The Turning Of The Light: Sunlight To Shield Households, Soften Bills!
Global tensions expose fossil fuel dependence, impacting energy costs and households. India, while improving access, faces affordability challenges. Rapid growth in solar, wind, and rooftop energy signals a shift toward decentralised power. With policies like green hydrogen, the future points to cleaner, stable, and more accessible energy for all.

At first light, before markets stir and before missiles redraw maps, the earth will continue its quiet generosity. |
At first light, before markets stir and before missiles redraw maps, the earth will continue its quiet generosity. The sun will rise without invoice, the wind will move without permission, and the future—if wisely claimed—will belong not to those who hoard, but to those who harness.

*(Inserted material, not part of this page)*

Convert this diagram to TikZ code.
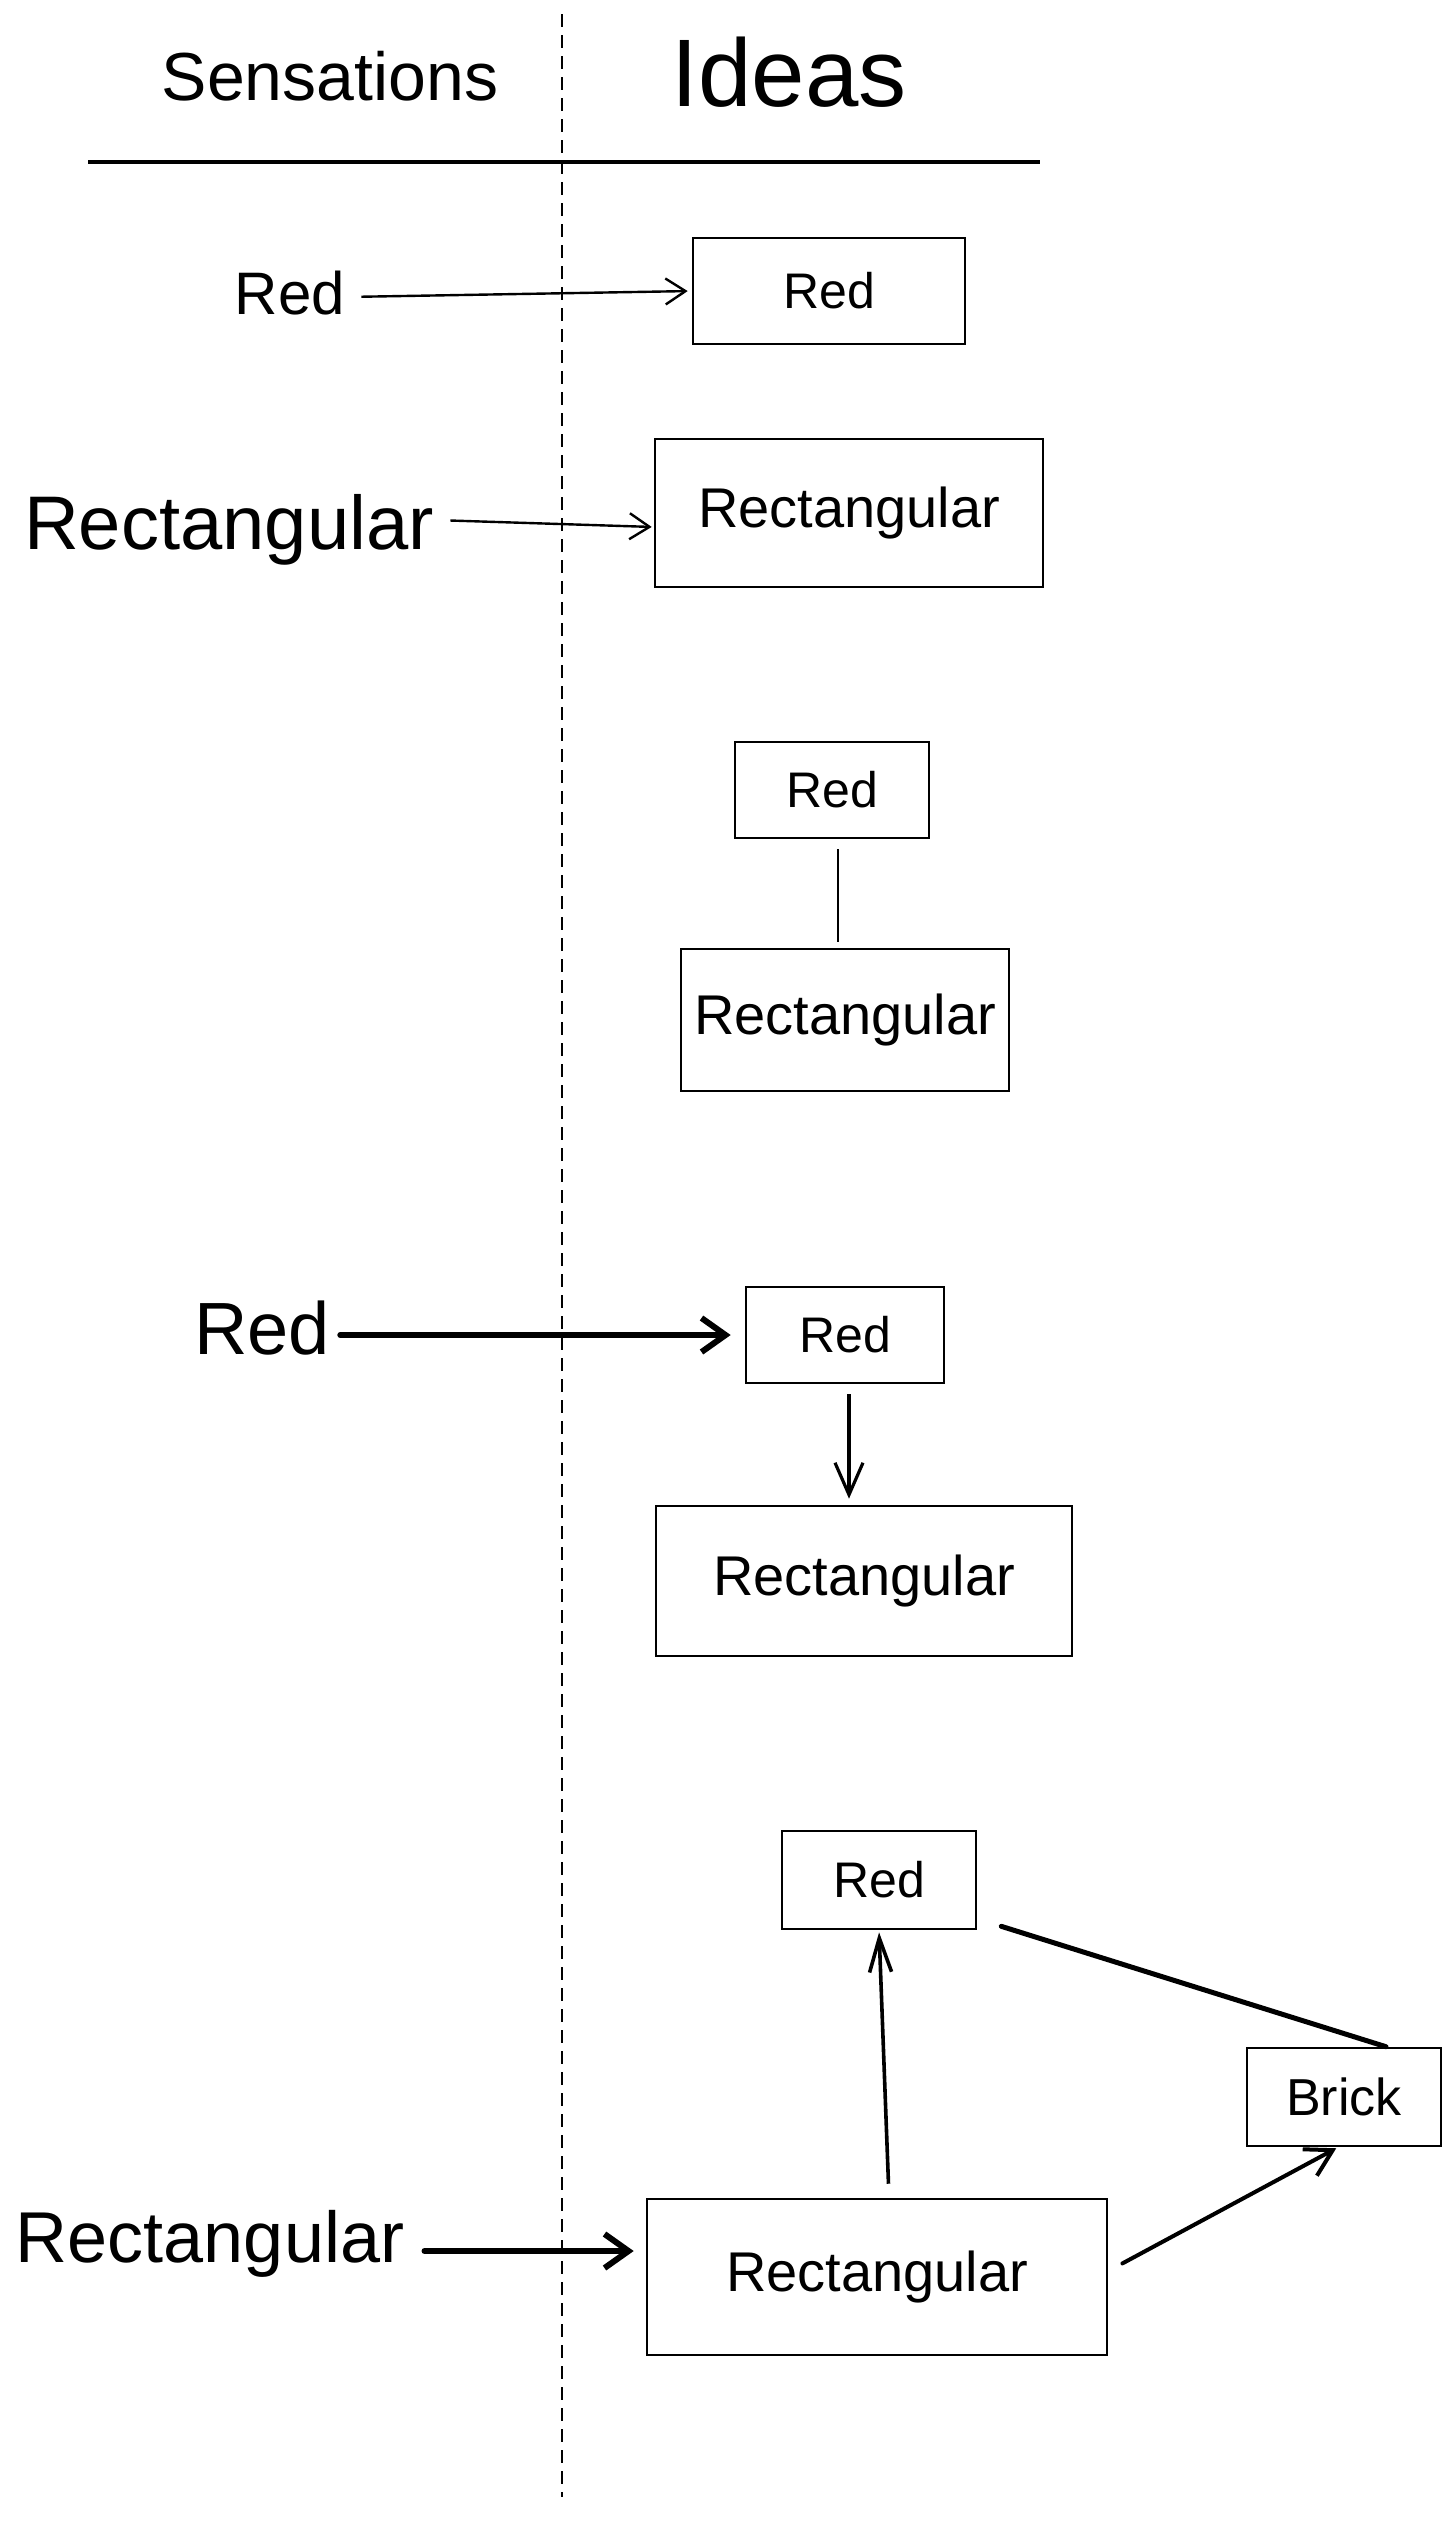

Yet the present remains tethered to older forces. Across the Middle East, tensions persist, unsettling shipping lanes and casting long shadows over global energy routes. Oil, once the bedrock of prosperity, increasingly reveals itself as a vulnerability. What was built as strength now behaves like dependence. Beneath it lies a harder truth: greed, entrenched and strategic, has shaped an energy order where control often outweighs fairness. For the global middle class—and more starkly for the poor—this reality is immediate.
In India’s homes, energy is not an abstraction but a daily arithmetic. The kitchen flame, the electricity bill, the cost of transport—each reflects distant conflicts and volatile markets. Progress is undeniable: rural electricity supply now exceeds 22 hours daily, and urban access is near universal. Yet affordability remains fragile, and dignity often negotiable. And still, the future is already advancing. India’s renewable energy expansion is no longer gradual; it is structural. Solar capacity has surged to nearly 140 GW, while wind energy stands at over 54 GW. Non-fossil fuel sources now account for more than half of installed electricity capacity, signalling a decisive shift in the nation’s energy architecture.
Electricity demand continues to rise—crossing 1,829 billion units and heading towards 2,000 billion units—but its composition is changing. Over 23 lakh households now generate their own power through rooftop solar. Energy is moving closer to the citizen, reshaping the relationship between consumption and control. This shift carries implications beyond infrastructure. The age of concentrated fossil wealth—the realm of the “richy rich”, built on scarcity and leverage—will begin to loosen. Renewable energy disperses advantage. The sun cannot be monopolised, nor the wind indefinitely priced. The architecture of power itself is being rewritten.
Greed will remain—but its reach will narrow. Policy momentum reinforces this transition. The National Green Hydrogen Mission, targeting 5 million metric tonnes annually by 2030, will reduce fossil dependence while attracting investments exceeding ₹8 lakh crore. The question is no longer whether the world will transition—but how quickly it must.
For India’s households—the middle class seeking relief, the poor sustaining fragile kitchens, the farmer navigating uncertain seasons—the promise is tangible: energy that will cost less, fluctuate less, and depend less on distant conflict.